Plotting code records
########################################

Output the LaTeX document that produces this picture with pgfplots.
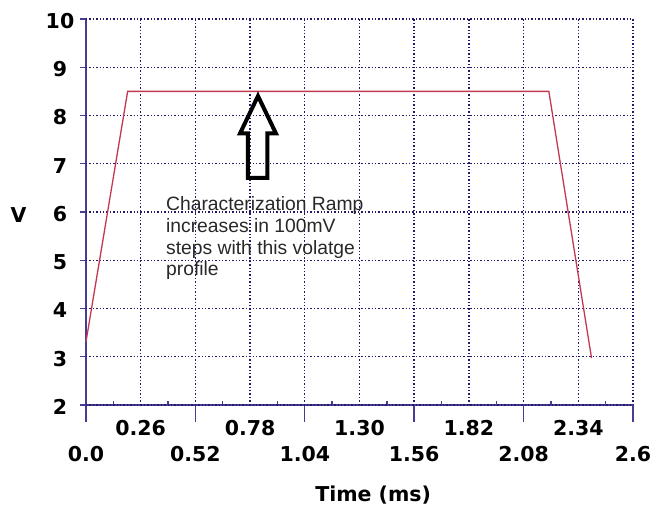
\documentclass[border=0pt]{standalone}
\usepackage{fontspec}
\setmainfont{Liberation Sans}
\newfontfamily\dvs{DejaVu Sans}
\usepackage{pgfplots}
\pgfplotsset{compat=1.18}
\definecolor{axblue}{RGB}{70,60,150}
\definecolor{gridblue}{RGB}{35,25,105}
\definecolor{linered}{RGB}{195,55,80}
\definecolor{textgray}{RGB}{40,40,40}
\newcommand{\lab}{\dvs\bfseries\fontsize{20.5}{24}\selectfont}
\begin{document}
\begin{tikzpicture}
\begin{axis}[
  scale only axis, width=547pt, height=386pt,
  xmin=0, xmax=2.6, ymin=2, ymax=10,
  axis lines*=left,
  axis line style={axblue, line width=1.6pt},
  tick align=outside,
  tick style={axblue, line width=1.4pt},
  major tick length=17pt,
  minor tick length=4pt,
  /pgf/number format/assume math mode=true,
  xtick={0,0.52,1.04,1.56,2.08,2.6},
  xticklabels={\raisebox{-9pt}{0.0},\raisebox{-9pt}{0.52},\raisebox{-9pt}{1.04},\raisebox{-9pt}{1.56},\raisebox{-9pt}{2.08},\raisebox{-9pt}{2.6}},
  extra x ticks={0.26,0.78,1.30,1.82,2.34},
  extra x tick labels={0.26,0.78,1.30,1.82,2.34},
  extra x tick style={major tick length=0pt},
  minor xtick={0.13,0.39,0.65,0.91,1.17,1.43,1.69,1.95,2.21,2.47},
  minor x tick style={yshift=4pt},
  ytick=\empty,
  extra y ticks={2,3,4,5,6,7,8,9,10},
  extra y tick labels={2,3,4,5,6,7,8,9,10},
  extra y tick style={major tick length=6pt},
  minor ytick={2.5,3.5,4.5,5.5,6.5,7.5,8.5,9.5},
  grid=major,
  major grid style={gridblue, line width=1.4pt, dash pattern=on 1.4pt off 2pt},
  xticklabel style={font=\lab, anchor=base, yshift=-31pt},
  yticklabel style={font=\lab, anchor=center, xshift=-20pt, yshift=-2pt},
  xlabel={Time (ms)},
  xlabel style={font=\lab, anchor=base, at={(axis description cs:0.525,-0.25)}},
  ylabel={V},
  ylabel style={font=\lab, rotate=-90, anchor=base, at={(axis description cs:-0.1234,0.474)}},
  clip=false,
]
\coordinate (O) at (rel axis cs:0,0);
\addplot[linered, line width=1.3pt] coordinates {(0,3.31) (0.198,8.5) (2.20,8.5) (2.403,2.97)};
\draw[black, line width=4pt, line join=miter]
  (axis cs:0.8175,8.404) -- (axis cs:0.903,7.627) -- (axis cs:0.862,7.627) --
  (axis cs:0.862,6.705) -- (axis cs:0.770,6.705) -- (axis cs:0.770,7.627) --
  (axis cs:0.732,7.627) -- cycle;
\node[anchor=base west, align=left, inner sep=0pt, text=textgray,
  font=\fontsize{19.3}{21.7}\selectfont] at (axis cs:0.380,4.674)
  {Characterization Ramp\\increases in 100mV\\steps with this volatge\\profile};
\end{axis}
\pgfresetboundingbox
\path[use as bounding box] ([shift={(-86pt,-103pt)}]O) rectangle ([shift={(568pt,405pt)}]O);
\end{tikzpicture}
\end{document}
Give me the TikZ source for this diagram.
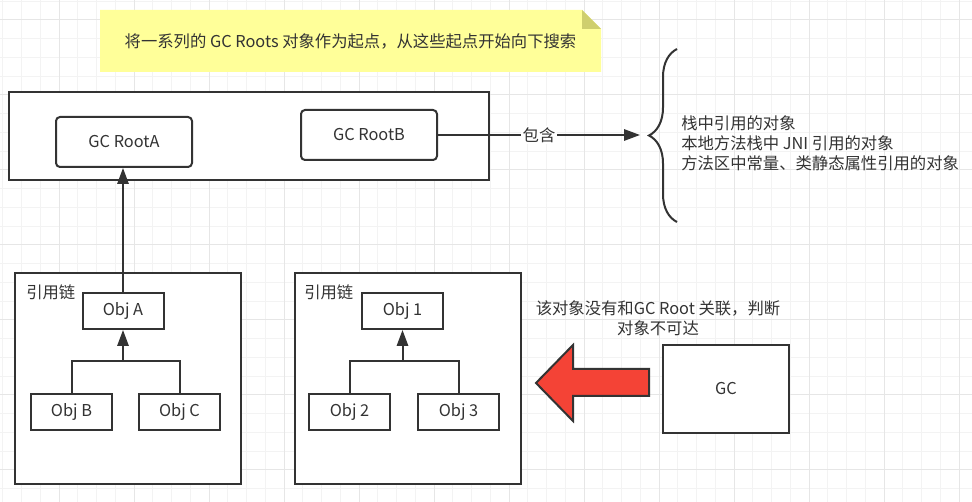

########################################

→ Work to do: Pictures in the records should not appear in your copy, but everything else must be transcribed exactly.

→ Response:
Output the LaTeX document that produces this picture with pgfplots.
\documentclass[border=0pt]{standalone}
\usepackage{fontspec}
\setmainfont{Liberation Sans}
\newfontfamily\dvs{DejaVu Sans}
\usepackage{pgfplots}
\pgfplotsset{compat=1.18}
\definecolor{axblue}{RGB}{70,60,150}
\definecolor{gridblue}{RGB}{35,25,105}
\definecolor{linered}{RGB}{195,55,80}
\definecolor{textgray}{RGB}{40,40,40}
\newcommand{\lab}{\dvs\bfseries\fontsize{20.5}{24}\selectfont}
\begin{document}
\begin{tikzpicture}
\begin{axis}[
  scale only axis, width=547pt, height=386pt,
  xmin=0, xmax=2.6, ymin=2, ymax=10,
  axis lines*=left,
  axis line style={axblue, line width=1.6pt},
  tick align=outside,
  tick style={axblue, line width=1.4pt},
  major tick length=17pt,
  minor tick length=4pt,
  /pgf/number format/assume math mode=true,
  xtick={0,0.52,1.04,1.56,2.08,2.6},
  xticklabels={\raisebox{-9pt}{0.0},\raisebox{-9pt}{0.52},\raisebox{-9pt}{1.04},\raisebox{-9pt}{1.56},\raisebox{-9pt}{2.08},\raisebox{-9pt}{2.6}},
  extra x ticks={0.26,0.78,1.30,1.82,2.34},
  extra x tick labels={0.26,0.78,1.30,1.82,2.34},
  extra x tick style={major tick length=0pt},
  minor xtick={0.13,0.39,0.65,0.91,1.17,1.43,1.69,1.95,2.21,2.47},
  minor x tick style={yshift=4pt},
  ytick=\empty,
  extra y ticks={2,3,4,5,6,7,8,9,10},
  extra y tick labels={2,3,4,5,6,7,8,9,10},
  extra y tick style={major tick length=6pt},
  minor ytick={2.5,3.5,4.5,5.5,6.5,7.5,8.5,9.5},
  grid=major,
  major grid style={gridblue, line width=1.4pt, dash pattern=on 1.4pt off 2pt},
  xticklabel style={font=\lab, anchor=base, yshift=-31pt},
  yticklabel style={font=\lab, anchor=center, xshift=-20pt, yshift=-2pt},
  xlabel={Time (ms)},
  xlabel style={font=\lab, anchor=base, at={(axis description cs:0.525,-0.25)}},
  ylabel={V},
  ylabel style={font=\lab, rotate=-90, anchor=base, at={(axis description cs:-0.1234,0.474)}},
  clip=false,
]
\coordinate (O) at (rel axis cs:0,0);
\addplot[linered, line width=1.3pt] coordinates {(0,3.31) (0.198,8.5) (2.20,8.5) (2.403,2.97)};
\draw[black, line width=4pt, line join=miter]
  (axis cs:0.8175,8.404) -- (axis cs:0.903,7.627) -- (axis cs:0.862,7.627) --
  (axis cs:0.862,6.705) -- (axis cs:0.770,6.705) -- (axis cs:0.770,7.627) --
  (axis cs:0.732,7.627) -- cycle;
\node[anchor=base west, align=left, inner sep=0pt, text=textgray,
  font=\fontsize{19.3}{21.7}\selectfont] at (axis cs:0.380,4.674)
  {Characterization Ramp\\increases in 100mV\\steps with this volatge\\profile};
\end{axis}
\pgfresetboundingbox
\path[use as bounding box] ([shift={(-86pt,-103pt)}]O) rectangle ([shift={(568pt,405pt)}]O);
\end{tikzpicture}
\end{document}
Give me the TikZ source for this diagram.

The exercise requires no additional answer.